**Available data**:
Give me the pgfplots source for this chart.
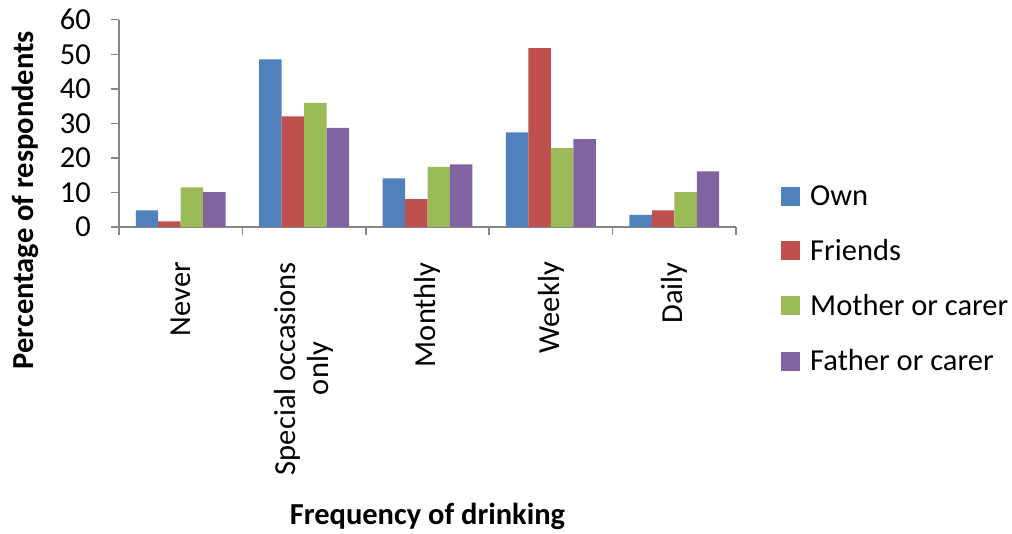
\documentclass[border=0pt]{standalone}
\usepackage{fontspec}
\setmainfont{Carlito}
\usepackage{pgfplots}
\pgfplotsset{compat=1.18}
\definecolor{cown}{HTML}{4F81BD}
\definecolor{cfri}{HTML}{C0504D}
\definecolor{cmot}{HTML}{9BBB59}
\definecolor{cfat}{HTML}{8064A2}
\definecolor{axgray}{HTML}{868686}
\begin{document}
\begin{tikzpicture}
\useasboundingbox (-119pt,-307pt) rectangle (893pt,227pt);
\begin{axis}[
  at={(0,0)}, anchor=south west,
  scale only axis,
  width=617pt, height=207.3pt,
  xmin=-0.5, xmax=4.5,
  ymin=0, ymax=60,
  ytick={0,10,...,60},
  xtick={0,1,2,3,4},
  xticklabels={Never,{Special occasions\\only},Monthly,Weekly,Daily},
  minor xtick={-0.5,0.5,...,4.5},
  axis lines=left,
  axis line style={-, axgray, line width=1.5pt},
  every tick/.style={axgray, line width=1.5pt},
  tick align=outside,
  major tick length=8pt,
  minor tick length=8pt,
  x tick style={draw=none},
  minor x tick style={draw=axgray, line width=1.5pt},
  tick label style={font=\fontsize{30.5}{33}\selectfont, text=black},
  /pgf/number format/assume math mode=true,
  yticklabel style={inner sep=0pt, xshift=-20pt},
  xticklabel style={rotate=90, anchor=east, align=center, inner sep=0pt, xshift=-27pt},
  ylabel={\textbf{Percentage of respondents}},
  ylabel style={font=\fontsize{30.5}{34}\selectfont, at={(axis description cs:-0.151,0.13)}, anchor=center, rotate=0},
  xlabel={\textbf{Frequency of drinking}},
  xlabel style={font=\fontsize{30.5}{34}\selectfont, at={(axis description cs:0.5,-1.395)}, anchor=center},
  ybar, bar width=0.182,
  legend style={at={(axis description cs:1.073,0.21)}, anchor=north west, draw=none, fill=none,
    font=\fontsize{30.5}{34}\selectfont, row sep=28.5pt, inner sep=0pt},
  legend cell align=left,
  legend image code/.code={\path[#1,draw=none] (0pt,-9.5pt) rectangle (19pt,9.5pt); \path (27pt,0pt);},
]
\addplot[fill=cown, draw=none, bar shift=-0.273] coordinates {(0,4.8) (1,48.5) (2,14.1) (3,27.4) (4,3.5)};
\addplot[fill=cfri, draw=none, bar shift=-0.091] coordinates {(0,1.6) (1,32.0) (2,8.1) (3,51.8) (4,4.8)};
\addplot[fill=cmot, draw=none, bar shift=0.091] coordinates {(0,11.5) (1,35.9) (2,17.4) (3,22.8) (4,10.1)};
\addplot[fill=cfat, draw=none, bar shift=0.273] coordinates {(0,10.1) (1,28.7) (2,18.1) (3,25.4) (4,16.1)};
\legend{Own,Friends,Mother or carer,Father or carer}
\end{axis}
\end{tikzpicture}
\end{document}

**What you need to do**:
Repeat the data exactly, excluding the pictures.

**Task solution**:
Give me the pgfplots source for this chart.
\documentclass[border=0pt]{standalone}
\usepackage{fontspec}
\setmainfont{Carlito}
\usepackage{pgfplots}
\pgfplotsset{compat=1.18}
\definecolor{cown}{HTML}{4F81BD}
\definecolor{cfri}{HTML}{C0504D}
\definecolor{cmot}{HTML}{9BBB59}
\definecolor{cfat}{HTML}{8064A2}
\definecolor{axgray}{HTML}{868686}
\begin{document}
\begin{tikzpicture}
\useasboundingbox (-119pt,-307pt) rectangle (893pt,227pt);
\begin{axis}[
  at={(0,0)}, anchor=south west,
  scale only axis,
  width=617pt, height=207.3pt,
  xmin=-0.5, xmax=4.5,
  ymin=0, ymax=60,
  ytick={0,10,...,60},
  xtick={0,1,2,3,4},
  xticklabels={Never,{Special occasions\\only},Monthly,Weekly,Daily},
  minor xtick={-0.5,0.5,...,4.5},
  axis lines=left,
  axis line style={-, axgray, line width=1.5pt},
  every tick/.style={axgray, line width=1.5pt},
  tick align=outside,
  major tick length=8pt,
  minor tick length=8pt,
  x tick style={draw=none},
  minor x tick style={draw=axgray, line width=1.5pt},
  tick label style={font=\fontsize{30.5}{33}\selectfont, text=black},
  /pgf/number format/assume math mode=true,
  yticklabel style={inner sep=0pt, xshift=-20pt},
  xticklabel style={rotate=90, anchor=east, align=center, inner sep=0pt, xshift=-27pt},
  ylabel={\textbf{Percentage of respondents}},
  ylabel style={font=\fontsize{30.5}{34}\selectfont, at={(axis description cs:-0.151,0.13)}, anchor=center, rotate=0},
  xlabel={\textbf{Frequency of drinking}},
  xlabel style={font=\fontsize{30.5}{34}\selectfont, at={(axis description cs:0.5,-1.395)}, anchor=center},
  ybar, bar width=0.182,
  legend style={at={(axis description cs:1.073,0.21)}, anchor=north west, draw=none, fill=none,
    font=\fontsize{30.5}{34}\selectfont, row sep=28.5pt, inner sep=0pt},
  legend cell align=left,
  legend image code/.code={\path[#1,draw=none] (0pt,-9.5pt) rectangle (19pt,9.5pt); \path (27pt,0pt);},
]
\addplot[fill=cown, draw=none, bar shift=-0.273] coordinates {(0,4.8) (1,48.5) (2,14.1) (3,27.4) (4,3.5)};
\addplot[fill=cfri, draw=none, bar shift=-0.091] coordinates {(0,1.6) (1,32.0) (2,8.1) (3,51.8) (4,4.8)};
\addplot[fill=cmot, draw=none, bar shift=0.091] coordinates {(0,11.5) (1,35.9) (2,17.4) (3,22.8) (4,10.1)};
\addplot[fill=cfat, draw=none, bar shift=0.273] coordinates {(0,10.1) (1,28.7) (2,18.1) (3,25.4) (4,16.1)};
\legend{Own,Friends,Mother or carer,Father or carer}
\end{axis}
\end{tikzpicture}
\end{document}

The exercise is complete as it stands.